WHAT IS EXPECTED: Restate all the material verbatim, except for the pictures.

— START OF SOURCE DATA —

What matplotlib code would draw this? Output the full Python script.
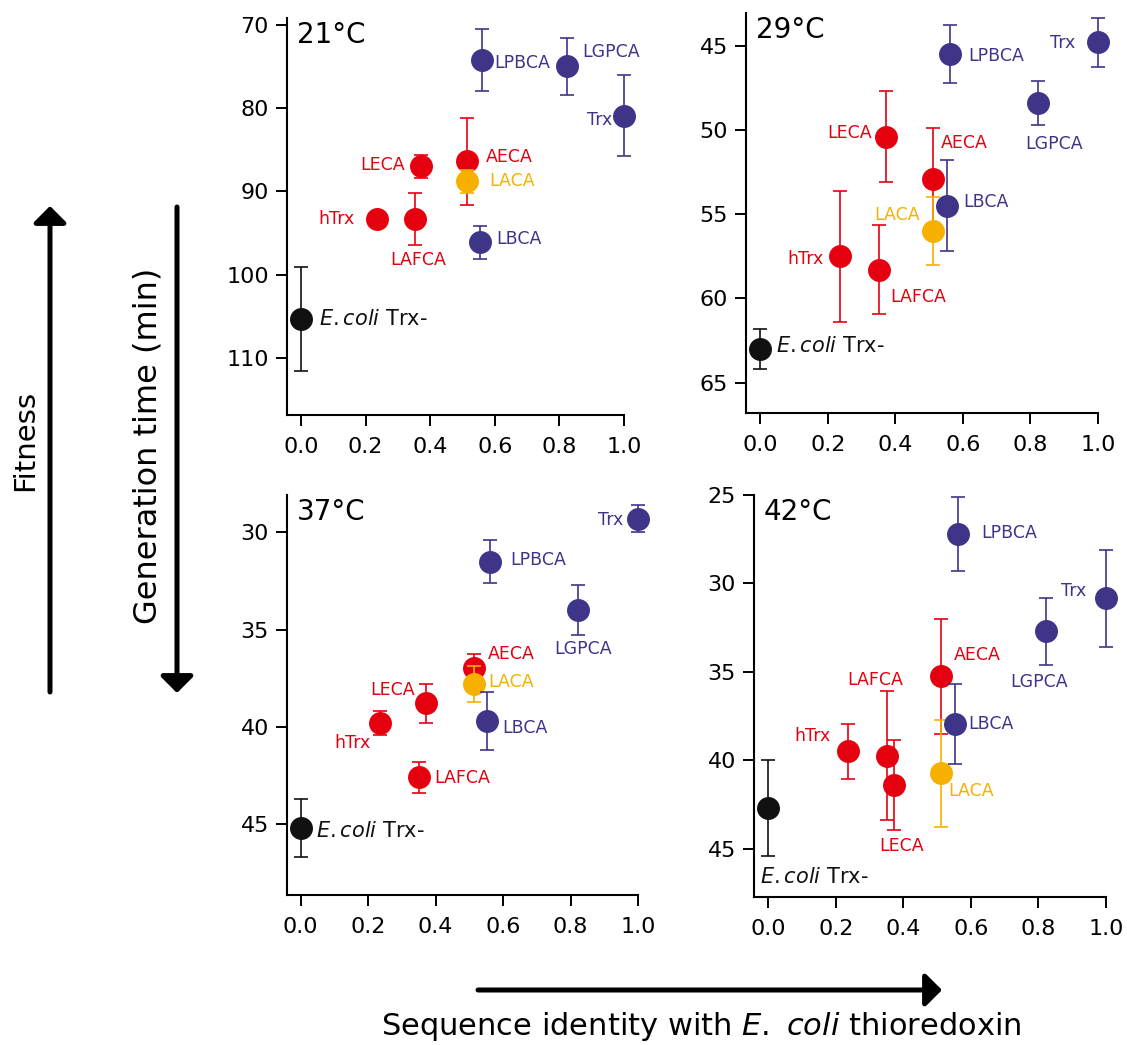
import numpy as np
import matplotlib.pyplot as plt

# thioredoxin variants and their sequence identity with E. coli Trx
variants = ['E.coli Trx-', 'hTrx', 'LAFCA', 'LECA', 'AECA', 'LACA',
            'LBCA', 'LPBCA', 'LGPCA', 'Trx']
identity = [0.0, 0.235, 0.352, 0.372, 0.513, 0.513, 0.553, 0.562, 0.823, 1.0]
groups = ['ecoli', 'red', 'red', 'red', 'red', 'orange',
          'purple', 'purple', 'purple', 'purple']

temps = ['21°C', '29°C', '37°C', '42°C']

# generation time (min) and error
gt_21 = [105.3, 93.3, 93.3, 87.0, 86.4, 88.8, 96.1, 74.2, 75.0, 80.9]
err_21 = [6.2, 0.4, 3.1, 1.4, 5.2, 1.4, 1.95, 3.7, 3.45, 4.85]
gt_29 = [63.0, 57.5, 58.3, 50.4, 52.9, 56.0, 54.5, 45.5, 48.4, 44.8]
err_29 = [1.2, 3.9, 2.65, 2.7, 3.0, 2.0, 2.7, 1.7, 1.3, 1.45]
gt_37 = [45.2, 39.8, 42.6, 38.8, 37.0, 37.8, 39.7, 31.5, 34.0, 29.3]
err_37 = [1.5, 0.6, 0.8, 1.0, 0.75, 0.95, 1.5, 1.1, 1.3, 0.7]
gt_42 = [42.7, 39.5, 39.75, 41.4, 35.25, 40.75, 37.96, 27.2, 32.7, 30.85]
err_42 = [2.7, 1.55, 3.65, 2.55, 3.25, 3.05, 2.25, 2.1, 1.9, 2.75]

x_ticks = [0.0, 0.2, 0.4, 0.6, 0.8, 1.0]
y_ticks = [[70, 80, 90, 100, 110], [45, 50, 55, 60, 65],
           [30, 35, 40, 45], [25, 30, 35, 40, 45]]

colors = {'ecoli': '#111111', 'red': '#E5000F', 'orange': '#F6B100',
          'purple': '#3E3488'}
zorders = {'ecoli': 5, 'red': 3, 'orange': 4, 'purple': 5}

W, H = 1127, 1045
# panel boxes in pixels: left, top, right, bottom
boxes = [(287, 18, 624, 415), (746, 13, 1098, 413),
         (287, 495, 638, 895), (754, 495, 1106, 897)]
xlims = [(-0.043, 1.0), (-0.042, 1.0), (-0.04, 1.0), (-0.042, 1.0)]
ylims = [(116.8, 69.2), (66.8, 43.06), (48.65, 28.08), (47.74, 25.0)]

# label offsets (pixels) and alignment for each variant, per panel
label_pos = [
    [(18, 0, 'left'), (-22, 0, 'right'), (4, -41, 'center'), (-16, 1, 'right'),
     (19, 4, 'left'), (23, 0, 'left'), (17, 3, 'left'), (12, -3, 'left'),
     (15, 14, 'left'), (-12, -4, 'right')],
    [(16, 3, 'left'), (-16, -3, 'right'), (11, -27, 'left'), (-14, 4, 'right'),
     (7, 36, 'left'), (-14, 16, 'right'), (16, 4, 'left'), (18, -2, 'left'),
     (16, -41, 'center'), (-23, -1, 'right')],
    [(15, -3, 'left'), (-9, -20, 'right'), (15, -1, 'left'), (-11, 13, 'right'),
     (14, 14, 'left'), (15, 2, 'left'), (15, -7, 'left'), (20, 2, 'left'),
     (5, -39, 'center'), (-15, -1, 'right')],
    [(-8, -69, 'left'), (-17, 15, 'right'), (-12, 76, 'center'), (8, -61, 'center'),
     (12, 21, 'left'), (7, -18, 'left'), (13, 0, 'left'), (23, 1, 'left'),
     (-7, -51, 'center'), (-20, 7, 'right')],
]

plt.rcParams['font.family'] = ['DejaVu Sans']
plt.rcParams['mathtext.fontset'] = 'dejavusans'

fig = plt.figure(figsize=(W / 100, H / 100), dpi=100)

all_gt = [gt_21, gt_29, gt_37, gt_42]
all_err = [err_21, err_29, err_37, err_42]

for k in range(4):
    l, t, r, b = boxes[k]
    ax = fig.add_axes([l / W, 1 - b / H, (r - l) / W, (b - t) / H])
    for i, name in enumerate(variants):
        c = colors[groups[i]]
        ax.errorbar(identity[i], all_gt[k][i], yerr=all_err[k][i], fmt='o',
                    ms=15.5, color=c, ecolor=c, elinewidth=1.2, capsize=4.7,
                    capthick=1.2, zorder=zorders[groups[i]])
        dx, dy, ha = label_pos[k][i]
        if name == 'E.coli Trx-':
            txt, fs = r'$\it{E.coli}$ Trx-', 15
        else:
            txt, fs = name, 12.5
        ax.annotate(txt, (identity[i], all_gt[k][i]), xytext=(dx, dy),
                    textcoords='offset pixels', ha=ha, va='center',
                    color=c, fontsize=fs, zorder=6)
    for art in ax.lines + ax.collections:
        art.set_clip_on(False)

    ax.set_xlim(*xlims[k])
    ax.set_ylim(*ylims[k])
    ax.set_xticks(x_ticks)
    ax.set_xticklabels(['{:.1f}'.format(v) for v in x_ticks])
    ax.set_yticks(y_ticks[k])
    ax.tick_params(direction='out', length=8, width=1.4, labelsize=16)
    ax.tick_params(axis='x', pad=8)
    ax.tick_params(axis='y', pad=5)
    for s in ['top', 'right']:
        ax.spines[s].set_visible(False)
    for s in ['left', 'bottom']:
        ax.spines[s].set_linewidth(1.5)
    ax.patch.set_visible(False)
    ax.annotate(temps[k], xy=(0, 1), xycoords='axes fraction', xytext=(10, -3),
                textcoords='offset pixels', ha='left', va='top', fontsize=20)

# arrows and outer labels in pixel space
ov = fig.add_axes([0, 0, 1, 1])
ov.set_xlim(0, W)
ov.set_ylim(H, 0)
ov.axis('off')
arr = dict(arrowstyle='-|>,head_length=0.5,head_width=0.5', lw=3.6,
           color='black', mutation_scale=20, shrinkA=0, shrinkB=0)
ov.annotate('', xy=(50, 206), xytext=(50, 692), arrowprops=arr)
ov.annotate('', xy=(177, 693), xytext=(177, 207), arrowprops=arr)
ov.annotate('', xy=(942, 990), xytext=(478, 990), arrowprops=arr)

ov.text(25, 440, 'Fitness', rotation=90, ha='center', va='center', fontsize=21)
ov.text(148, 446, 'Generation time (min)', rotation=90, ha='center',
        va='center', fontsize=23)
ov.text(701, 1035, r'Sequence identity with $\it{E.}$ $\it{coli}$ thioredoxin',
        ha='center', va='baseline', fontsize=22)

fig.savefig('out.png', dpi=100)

— END OF SOURCE DATA —

ANSWER TO THIS TASK:
What matplotlib code would draw this? Output the full Python script.
import numpy as np
import matplotlib.pyplot as plt

# thioredoxin variants and their sequence identity with E. coli Trx
variants = ['E.coli Trx-', 'hTrx', 'LAFCA', 'LECA', 'AECA', 'LACA',
            'LBCA', 'LPBCA', 'LGPCA', 'Trx']
identity = [0.0, 0.235, 0.352, 0.372, 0.513, 0.513, 0.553, 0.562, 0.823, 1.0]
groups = ['ecoli', 'red', 'red', 'red', 'red', 'orange',
          'purple', 'purple', 'purple', 'purple']

temps = ['21°C', '29°C', '37°C', '42°C']

# generation time (min) and error
gt_21 = [105.3, 93.3, 93.3, 87.0, 86.4, 88.8, 96.1, 74.2, 75.0, 80.9]
err_21 = [6.2, 0.4, 3.1, 1.4, 5.2, 1.4, 1.95, 3.7, 3.45, 4.85]
gt_29 = [63.0, 57.5, 58.3, 50.4, 52.9, 56.0, 54.5, 45.5, 48.4, 44.8]
err_29 = [1.2, 3.9, 2.65, 2.7, 3.0, 2.0, 2.7, 1.7, 1.3, 1.45]
gt_37 = [45.2, 39.8, 42.6, 38.8, 37.0, 37.8, 39.7, 31.5, 34.0, 29.3]
err_37 = [1.5, 0.6, 0.8, 1.0, 0.75, 0.95, 1.5, 1.1, 1.3, 0.7]
gt_42 = [42.7, 39.5, 39.75, 41.4, 35.25, 40.75, 37.96, 27.2, 32.7, 30.85]
err_42 = [2.7, 1.55, 3.65, 2.55, 3.25, 3.05, 2.25, 2.1, 1.9, 2.75]

x_ticks = [0.0, 0.2, 0.4, 0.6, 0.8, 1.0]
y_ticks = [[70, 80, 90, 100, 110], [45, 50, 55, 60, 65],
           [30, 35, 40, 45], [25, 30, 35, 40, 45]]

colors = {'ecoli': '#111111', 'red': '#E5000F', 'orange': '#F6B100',
          'purple': '#3E3488'}
zorders = {'ecoli': 5, 'red': 3, 'orange': 4, 'purple': 5}

W, H = 1127, 1045
# panel boxes in pixels: left, top, right, bottom
boxes = [(287, 18, 624, 415), (746, 13, 1098, 413),
         (287, 495, 638, 895), (754, 495, 1106, 897)]
xlims = [(-0.043, 1.0), (-0.042, 1.0), (-0.04, 1.0), (-0.042, 1.0)]
ylims = [(116.8, 69.2), (66.8, 43.06), (48.65, 28.08), (47.74, 25.0)]

# label offsets (pixels) and alignment for each variant, per panel
label_pos = [
    [(18, 0, 'left'), (-22, 0, 'right'), (4, -41, 'center'), (-16, 1, 'right'),
     (19, 4, 'left'), (23, 0, 'left'), (17, 3, 'left'), (12, -3, 'left'),
     (15, 14, 'left'), (-12, -4, 'right')],
    [(16, 3, 'left'), (-16, -3, 'right'), (11, -27, 'left'), (-14, 4, 'right'),
     (7, 36, 'left'), (-14, 16, 'right'), (16, 4, 'left'), (18, -2, 'left'),
     (16, -41, 'center'), (-23, -1, 'right')],
    [(15, -3, 'left'), (-9, -20, 'right'), (15, -1, 'left'), (-11, 13, 'right'),
     (14, 14, 'left'), (15, 2, 'left'), (15, -7, 'left'), (20, 2, 'left'),
     (5, -39, 'center'), (-15, -1, 'right')],
    [(-8, -69, 'left'), (-17, 15, 'right'), (-12, 76, 'center'), (8, -61, 'center'),
     (12, 21, 'left'), (7, -18, 'left'), (13, 0, 'left'), (23, 1, 'left'),
     (-7, -51, 'center'), (-20, 7, 'right')],
]

plt.rcParams['font.family'] = ['DejaVu Sans']
plt.rcParams['mathtext.fontset'] = 'dejavusans'

fig = plt.figure(figsize=(W / 100, H / 100), dpi=100)

all_gt = [gt_21, gt_29, gt_37, gt_42]
all_err = [err_21, err_29, err_37, err_42]

for k in range(4):
    l, t, r, b = boxes[k]
    ax = fig.add_axes([l / W, 1 - b / H, (r - l) / W, (b - t) / H])
    for i, name in enumerate(variants):
        c = colors[groups[i]]
        ax.errorbar(identity[i], all_gt[k][i], yerr=all_err[k][i], fmt='o',
                    ms=15.5, color=c, ecolor=c, elinewidth=1.2, capsize=4.7,
                    capthick=1.2, zorder=zorders[groups[i]])
        dx, dy, ha = label_pos[k][i]
        if name == 'E.coli Trx-':
            txt, fs = r'$\it{E.coli}$ Trx-', 15
        else:
            txt, fs = name, 12.5
        ax.annotate(txt, (identity[i], all_gt[k][i]), xytext=(dx, dy),
                    textcoords='offset pixels', ha=ha, va='center',
                    color=c, fontsize=fs, zorder=6)
    for art in ax.lines + ax.collections:
        art.set_clip_on(False)

    ax.set_xlim(*xlims[k])
    ax.set_ylim(*ylims[k])
    ax.set_xticks(x_ticks)
    ax.set_xticklabels(['{:.1f}'.format(v) for v in x_ticks])
    ax.set_yticks(y_ticks[k])
    ax.tick_params(direction='out', length=8, width=1.4, labelsize=16)
    ax.tick_params(axis='x', pad=8)
    ax.tick_params(axis='y', pad=5)
    for s in ['top', 'right']:
        ax.spines[s].set_visible(False)
    for s in ['left', 'bottom']:
        ax.spines[s].set_linewidth(1.5)
    ax.patch.set_visible(False)
    ax.annotate(temps[k], xy=(0, 1), xycoords='axes fraction', xytext=(10, -3),
                textcoords='offset pixels', ha='left', va='top', fontsize=20)

# arrows and outer labels in pixel space
ov = fig.add_axes([0, 0, 1, 1])
ov.set_xlim(0, W)
ov.set_ylim(H, 0)
ov.axis('off')
arr = dict(arrowstyle='-|>,head_length=0.5,head_width=0.5', lw=3.6,
           color='black', mutation_scale=20, shrinkA=0, shrinkB=0)
ov.annotate('', xy=(50, 206), xytext=(50, 692), arrowprops=arr)
ov.annotate('', xy=(177, 693), xytext=(177, 207), arrowprops=arr)
ov.annotate('', xy=(942, 990), xytext=(478, 990), arrowprops=arr)

ov.text(25, 440, 'Fitness', rotation=90, ha='center', va='center', fontsize=21)
ov.text(148, 446, 'Generation time (min)', rotation=90, ha='center',
        va='center', fontsize=23)
ov.text(701, 1035, r'Sequence identity with $\it{E.}$ $\it{coli}$ thioredoxin',
        ha='center', va='baseline', fontsize=22)

fig.savefig('out.png', dpi=100)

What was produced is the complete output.